I really think the weight issue and the picking is related for you. I think you have been focusing more on the weight issue lately, which is probably making you more tense or edgy, which is then worsening the picking. Is one or the other more important to you? Could you ease up on one to focus on the other? Just some ideas.

Finally, I would suggest asking the psychiatrist during your first meeting if he has treated people with this disorder before and whether or not he's been at least somewhat successful. If not, maybe he can refer you to someone who has...even if it's down here where I live. You could coordinate your dental and psychiatry visits!

The bottom line is, I am so proud of you for taking the steps to address this, and I will try to support you in any way I can. And I will love you even if you are a sore-covered bloody mess and I'm bald. Hey...I think there's an idea for a greeting card there!

I love you!

 
At 12:34 PM, Anonymous Anonymous said...

Good for you for continuing in therapy - and I agree, you ARE a functional person! I do, however, understand the "negative self-talk." I often get caught in the downward spiral.

My weight has been bothering me a lot lately, it's such a shock to see photos of myself, and there are always photos at the holidays.

I like the idea of trying to keep track of the emotions that go with negative behaviors (like picking or eating). I think I'm going to try to be more conscious of the emotions I'm having when I eat or feel the urge to eat.

I wonder if the picking is some type of "self comfort" thing for you. I have weird little habits that I do when I'm feeling anxious or there's something on my mind.

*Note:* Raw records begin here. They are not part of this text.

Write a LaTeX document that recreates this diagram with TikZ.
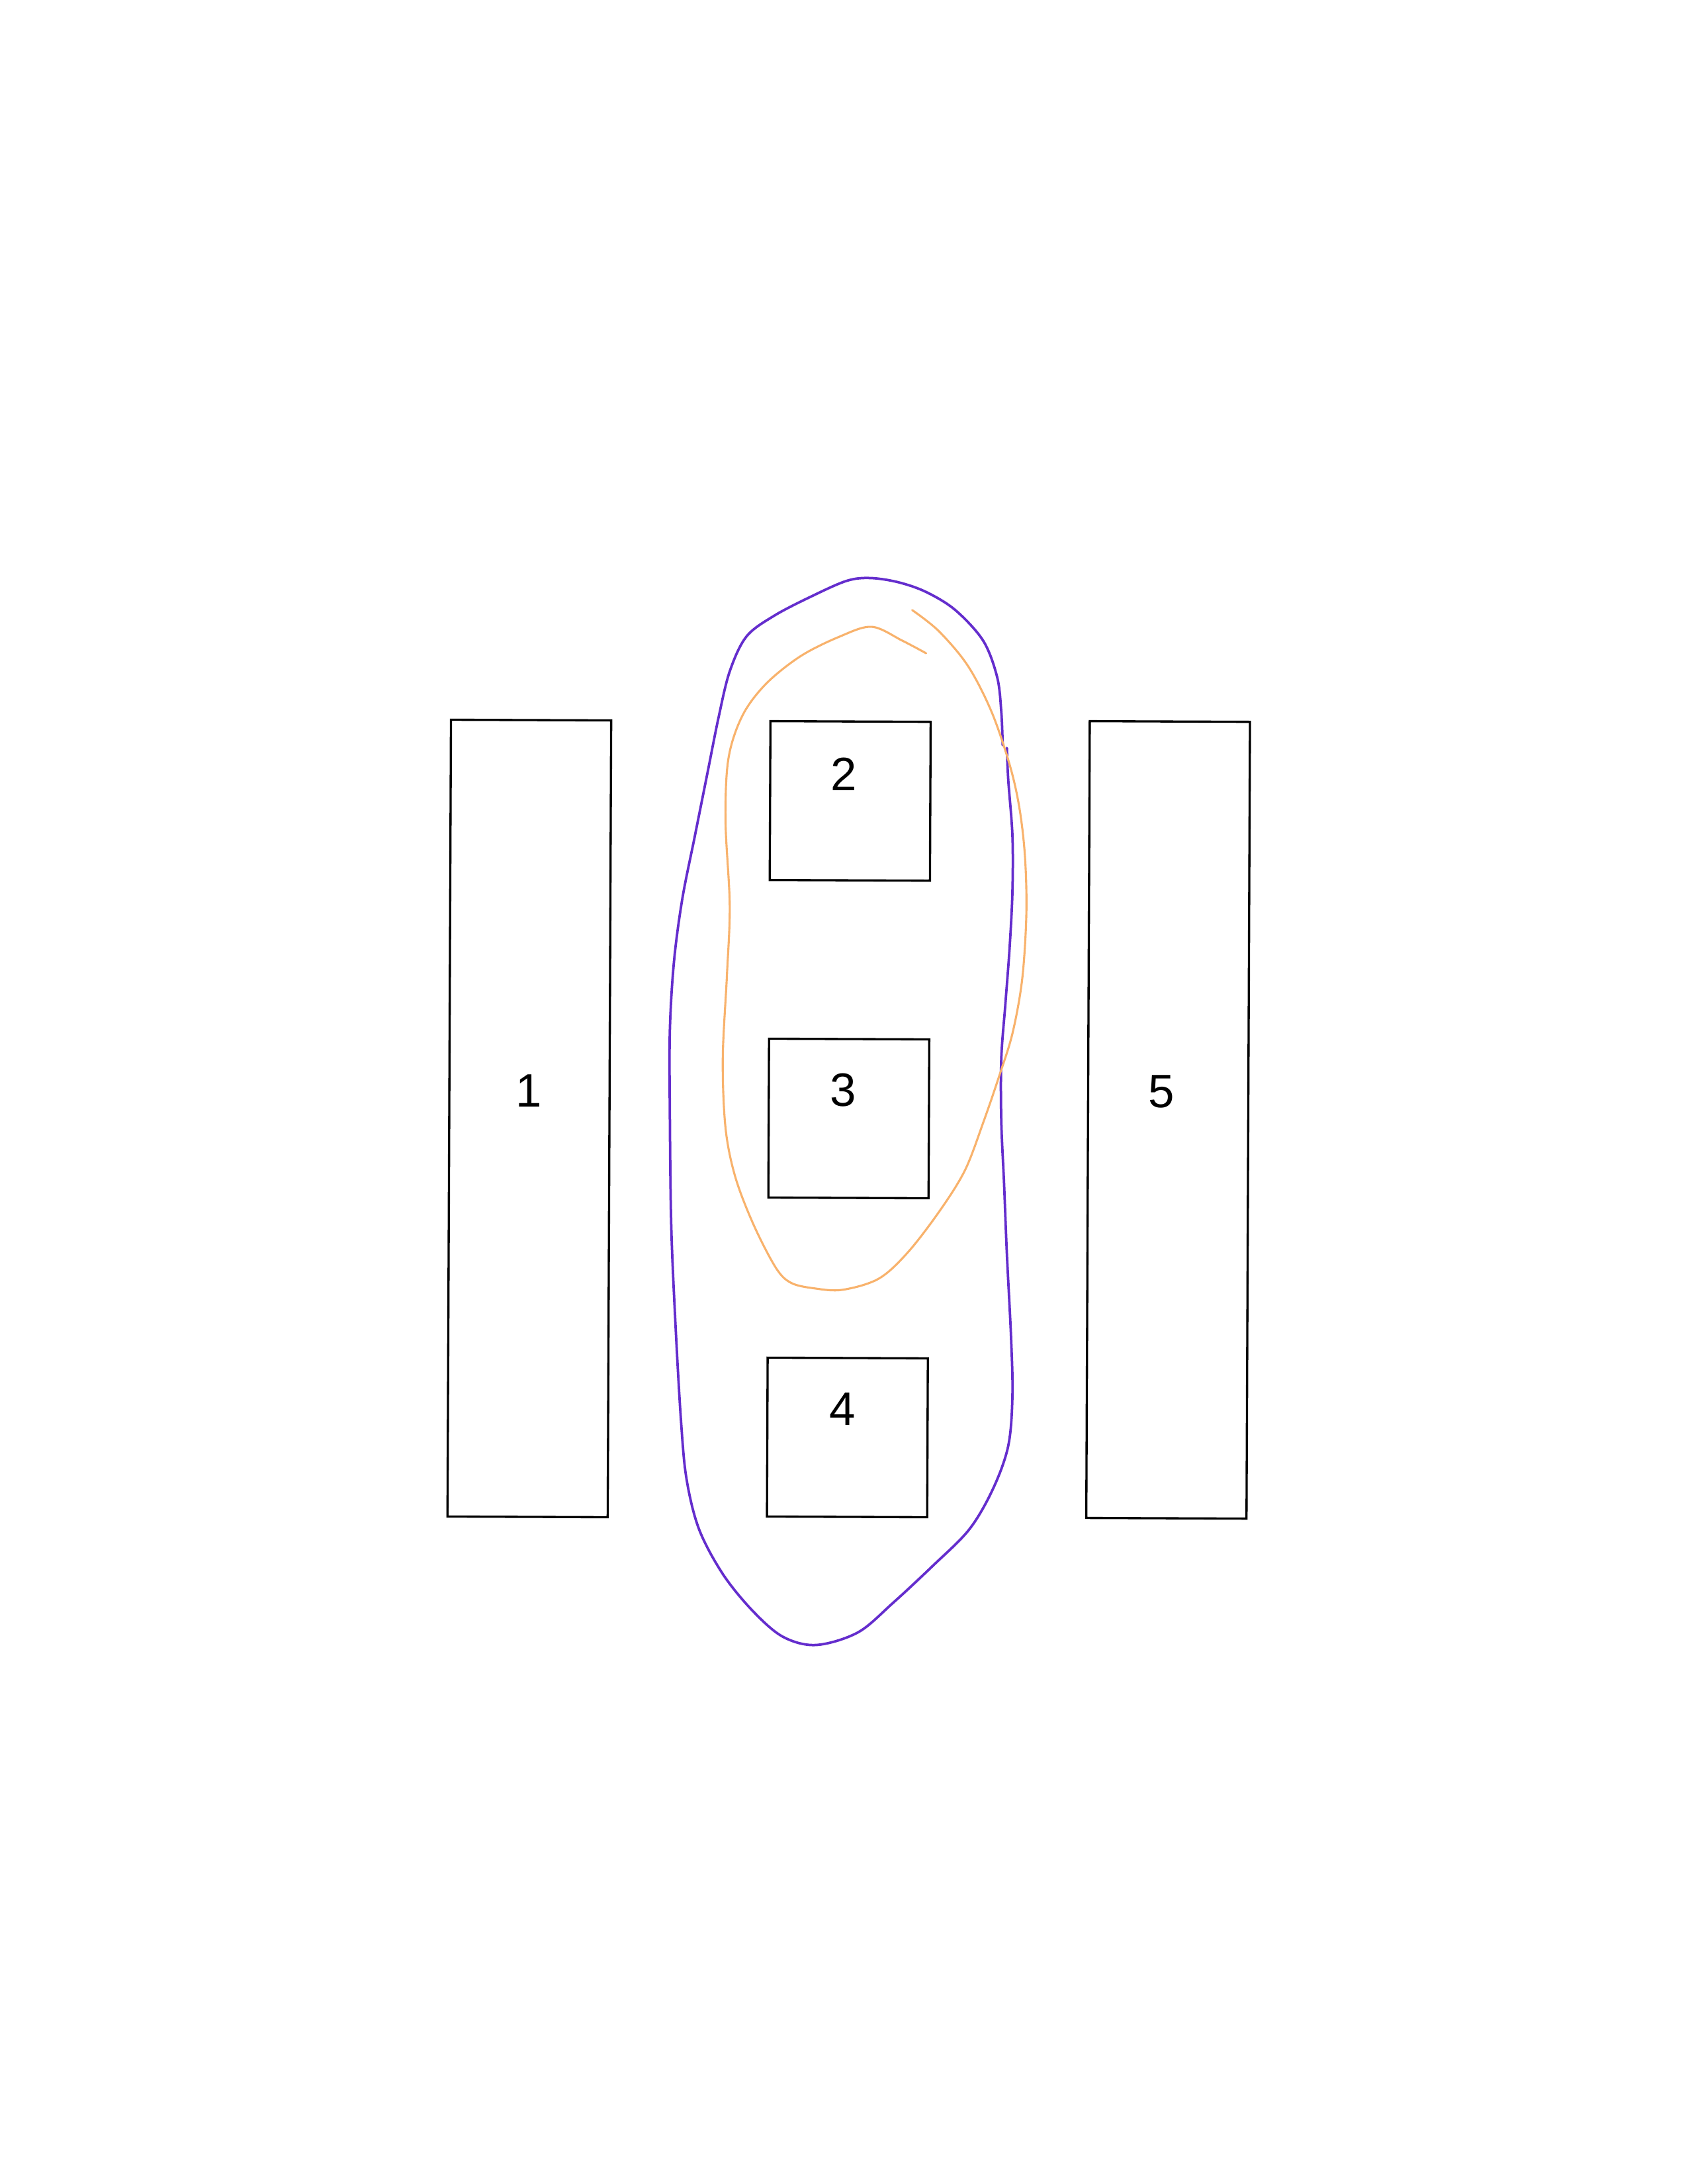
\documentclass[tikz,border=0pt]{standalone}
\usepackage{fontspec}
\setmainfont{Liberation Sans}
\usetikzlibrary{calc}
\definecolor{pen purple}{RGB}{100,45,205}
\definecolor{pen orange}{RGB}{248,178,108}
\tikzset{
    % Plain black outline shared by every box
    box outline/.style={draw, line width=0.8pt, inner sep=0, rotate=-0.25},
%
    % The two tall bars at either side
    tall bar/.style={box outline, minimum width=58.1pt, minimum height=288.9pt},
%
    % The small square cells of the middle column
    small cell/.style={box outline, minimum width=58.1pt, minimum height=57.6pt},
%
    % Number printed near the top of a box
    box number/.style={inner sep=0, font=\fontsize{17}{20}\selectfont},
%
    % Hand drawn loops round the middle column
    purple loop/.style={draw=pen purple, line width=0.9pt,
        line cap=round, line join=round},
    orange loop/.style={draw=pen orange, line width=0.75pt,
        line cap=round, line join=round}}

\begin{document}
\begin{tikzpicture}[x=0.505pt, y=-0.505pt]
\fill [white] (0,0) rectangle (1212,1568);
\useasboundingbox (0,0) rectangle (1212,1568);

% Side bars
\node [tall bar] (left bar) at (380.1,803) {};
\node [tall bar] (right bar) at (838.8,804) {};

% Middle column of cells
\node [small cell] (top cell) at (610.5,575) {};
\node [small cell] (middle cell) at (609.5,803) {};
\node [small cell] (bottom cell) at (608.5,1032) {};

% Numbers, set a little above the centre of each box
\node [box number] (left number) at ($(left bar)+(-0.6,-19.7)$) {1};
\node [box number] (top number) at ($(top cell)+(-4.7,-19.1)$) {2};
\node [box number] (middle number) at ($(middle cell)+(-3.9,-20.3)$) {3};
\node [box number] (bottom number) at ($(bottom cell)+(-3.6,-20.5)$) {4};
\node [box number] (right number) at ($(right bar)+(-4.8,-20.2)$) {5};

% Purple loop round all three cells
\draw [purple loop] plot [smooth, tension=0.55] coordinates {
    (723,537) (724,560) (727,600) (727,640) (725,680) (722,720)
    (719,760) (719,805) (721,850) (723,900) (726,960) (727,1002)
    (724,1038) (713,1069) (696,1098) (670,1124) (641,1151) (616,1172)
    (586,1181) (562,1175) (540,1156) (519,1130) (502,1098) (493,1062)
    (489,1020) (485,950) (482,880) (481,800) (481,740) (484,690)
    (490,645) (499,600) (508,555) (516,515) (524,482) (536,457)
    (556,442) (583,428) (608,417) (625,415) (645,418) (665,425)
    (686,438) (706,460) (716,486) (719,511) (720,535)};

% Orange loop round the upper two cells
\draw [orange loop] plot [smooth, tension=0.55] coordinates {
    (665,469) (648,460) (626,450) (603,457) (575,471) (550,491)
    (533,514) (523,545) (521,590) (524,650) (522,700) (519,760)
    (521,810) (528,845) (541,879) (557,910) (568,921) (585,925)
    (605,926) (631,918) (652,899) (675,869) (693,840) (706,806)
    (717,774) (727,742) (734,703) (737,656) (736,615) (732,580)
    (725,549) (712,511) (695,478) (674,453) (655,438)};

\end{tikzpicture}
\end{document}
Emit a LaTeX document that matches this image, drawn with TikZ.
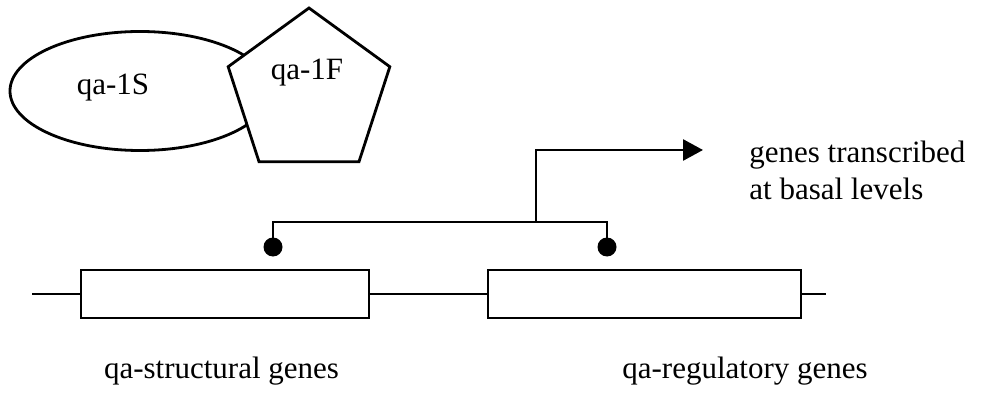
\documentclass[tikz,border=0pt]{standalone}
\usepackage{fontspec}
\setmainfont{Liberation Serif}
\usetikzlibrary{shapes.geometric,arrows.meta}

\tikzset{
  lbl/.style={inner sep=0pt, font=\fontsize{31}{37}\selectfont},
  genebox/.style={draw, rectangle, fill=white, minimum height=48pt, inner sep=0pt, outer sep=0pt},
  joint/.style={circle, fill=black, minimum size=19pt, inner sep=0pt, outer sep=0pt},
  tip/.style={-{Triangle[length=20pt,width=21pt]}},
}

\begin{document}
\begin{tikzpicture}[x=1pt, y=-1pt, line join=miter, line width=2.8pt]
  \useasboundingbox (0,0) rectangle (983,393);

  % protein complex
  \node[draw, ellipse, minimum width=260pt, minimum height=119pt, inner sep=0pt, outer sep=0pt] (slow) at (140,91) {};
  \node[draw, regular polygon, regular polygon sides=5, minimum size=170pt, fill=white, inner sep=0pt, outer sep=0pt] (fast) at (309,93) {};
  \node[lbl] (slowtxt) at (113,88) {qa-1S};
  \node[lbl] (fasttxt) at (307,73) {qa-1F};

  % regulatory bracket with the transcription arrow
  \node[joint] (dotA) at (273,247) {};
  \node[joint] (dotB) at (607,247) {};
  \coordinate (fork) at (536,222);
  \coordinate (arrowend) at (703,150);
  \draw (dotA.center) |- (fork) -| (dotB.center);
  \draw[tip] (fork) |- (arrowend);
  \node[lbl, anchor=base west] (out1) at (748,163) {genes transcribed};
  \node[lbl, anchor=base west] (out2) at (748,200) {at basal levels};

  % gene cluster
  \coordinate (trackL) at (32,294);
  \coordinate (trackR) at (826,294);
  \node[genebox, minimum width=288pt] (struct) at (225,294) {};
  \node[genebox, minimum width=313pt] (regul) at (644.5,294) {};
  \draw (trackL) -- (struct.west);
  \draw (struct.east) -- (regul.west);
  \draw (regul.east) -- (trackR);

  \node[lbl, anchor=base] (structtxt) at (221.5,378) {qa-structural genes};
  \node[lbl, anchor=base] (regultxt) at (745,378) {qa-regulatory genes};
\end{tikzpicture}
\end{document}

I can understand the shame that goes along with the behaviors, but I also have realized that MANY people, if not everyone, have some sort of behavior that they consider negative or dysfunctional and that they are ashamed of. Unfortuntately, the shame keeps us from seeking the help we need to deal with the underlying causes of the behaviors.

On another note, just today, before I read this, I was thinking how glad I am to have an office with a door instead of a cubicle so I can fart and not worry about who will hear.